A apartment is also defective if its amenities, condition or other properties are significantly inferior to what the buyer could reasonably have expected. This assessment takes into account the price of the apartment, its age, the standard of amenities in the area, the general requirements for a reasonable standard of living and other factors. The seller can therefore be held liable under this provision even if he/she was not aware of the defect. This is known as a latent or hidden defect. However, the defect must always be significant.
The Housing Transactions Act also contains provisions on financial irregularity. This refers to situations where the seller has provided the buyer with erroneous or misleading information about the financial obligations or liabilities related to the ownership or use of the apartment concerned, and the given information can be assumed to have influenced the transaction. The information provided may concern maintenance fees or the portion of the property’ debt allocated to the shares sold, as well as the financial status of the limited liability housing company.
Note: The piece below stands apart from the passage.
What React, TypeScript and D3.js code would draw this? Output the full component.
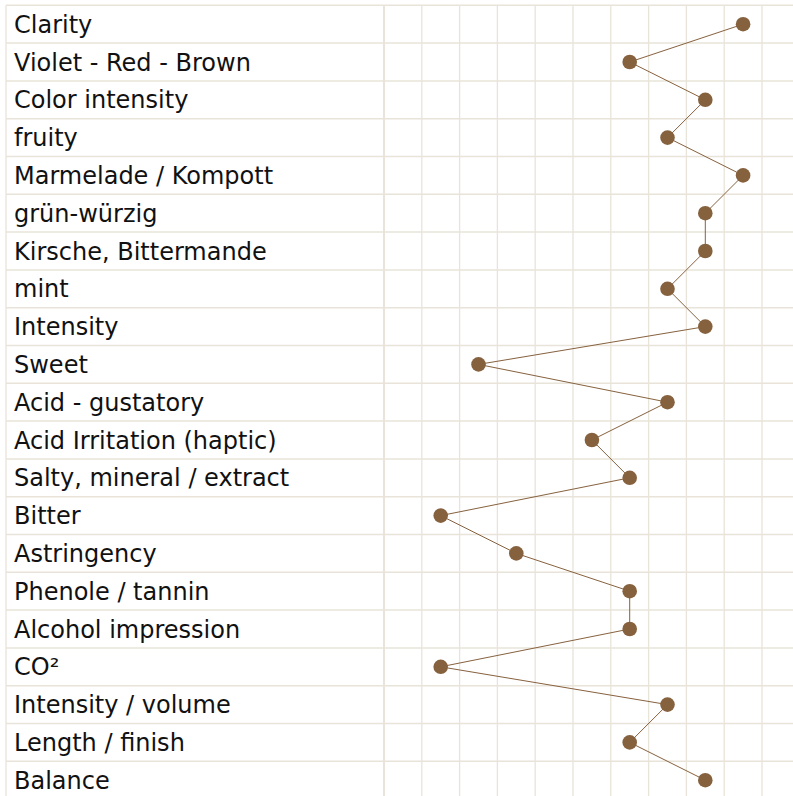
import { useEffect, useRef } from "react";
import * as d3 from "d3";

// tasting attributes, top to bottom
const attributes = [
  "Clarity",
  "Violet - Red - Brown",
  "Color intensity",
  "fruity",
  "Marmelade / Kompott",
  "grün-würzig",
  "Kirsche, Bittermande",
  "mint",
  "Intensity",
  "Sweet",
  "Acid - gustatory",
  "Acid Irritation (haptic)",
  "Salty, mineral / extract",
  "Bitter",
  "Astringency",
  "Phenole / tannin",
  "Alcohol impression",
  "CO²",
  "Intensity / volume",
  "Length / finish",
  "Balance",
];

// score per attribute (column index on the grid)
const scores = [9, 6, 8, 7, 9, 8, 8, 7, 8, 2, 7, 5, 6, 1, 3, 6, 6, 1, 7, 6, 8];

// grid columns
const columns = d3.range(11);

export default function App() {
  const svgRef = useRef<SVGSVGElement>(null);

  useEffect(() => {
    if (!svgRef.current) return;
    const svg = d3.select(svgRef.current);
    svg.selectAll("*").remove();

    const width = 793;
    const height = 796;
    const left = 6;
    const plotLeft = 384;
    const top = 5.3;
    const rowH = 37.8;
    const gridColor = "#e9e4d9";
    const brown = "#86613e";

    const y = d3
      .scaleBand<string>()
      .domain(attributes)
      .range([top, top + attributes.length * rowH]);

    const x = d3
      .scaleBand<number>()
      .domain(columns)
      .range([plotLeft, plotLeft + columns.length * rowH]);

    svg.append("rect").attr("width", width).attr("height", height).attr("fill", "#fff");

    // horizontal row lines
    svg
      .append("g")
      .selectAll("line")
      .data(d3.range(attributes.length + 1))
      .enter()
      .append("line")
      .attr("x1", left)
      .attr("x2", width + 10)
      .attr("y1", (i) => top + i * y.bandwidth())
      .attr("y2", (i) => top + i * y.bandwidth())
      .attr("stroke", gridColor)
      .attr("stroke-width", 1.5);

    // vertical column lines
    svg
      .append("g")
      .selectAll("line")
      .data(columns.concat([columns.length]))
      .enter()
      .append("line")
      .attr("x1", (c) => plotLeft + c * x.bandwidth())
      .attr("x2", (c) => plotLeft + c * x.bandwidth())
      .attr("y1", top)
      .attr("y2", height + 10)
      .attr("stroke", gridColor)
      .attr("stroke-width", (c) => (c === 0 ? 2 : 1.3));

    // left border of label column
    svg
      .append("line")
      .attr("x1", left)
      .attr("x2", left)
      .attr("y1", top)
      .attr("y2", height + 10)
      .attr("stroke", gridColor)
      .attr("stroke-width", 1.3);

    // labels
    svg
      .append("g")
      .selectAll("text")
      .data(attributes)
      .enter()
      .append("text")
      .attr("x", 14)
      .attr("y", (d) => (y(d) as number) + y.bandwidth() / 2 + 8.5)
      .attr("font-family", "DejaVu Sans")
      .attr("font-size", "24px")
      .attr("fill", "#111")
      .text((d) => d);

    const px = (i: number) => (x(scores[i]) as number) + x.bandwidth() / 2;
    const py = (i: number) => (y(attributes[i]) as number) + y.bandwidth() / 2;

    const line = d3
      .line<number>()
      .x((i) => px(i))
      .y((i) => py(i));

    svg
      .append("path")
      .datum(d3.range(scores.length))
      .attr("fill", "none")
      .attr("stroke", brown)
      .attr("stroke-width", 1)
      .attr("d", line);

    svg
      .append("g")
      .selectAll("circle")
      .data(d3.range(scores.length))
      .enter()
      .append("circle")
      .attr("cx", (i) => px(i))
      .attr("cy", (i) => py(i))
      .attr("r", 7.3)
      .attr("fill", brown);
  }, []);

  return (
    <svg
      ref={svgRef}
      width={793}
      height={796}
      style={{ position: "absolute", left: 0, top: 0, display: "block" }}
    />
  );
}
Financial irregularity also occurs when the seller fails to provide information that he must have known about and that the buyer could reasonably have expected to obtain, taking into account the possibility of the buyer acquiring the information during the prior inspection. It is also required that the failure can be presumed to have influenced the transaction.
A latent financial irregularity refers to a situation where the financial obligations related to the ownership or use of the apartment have turned out to be significantly higher than the buyer could reasonably have expected, due to an unexpected defect after the transaction.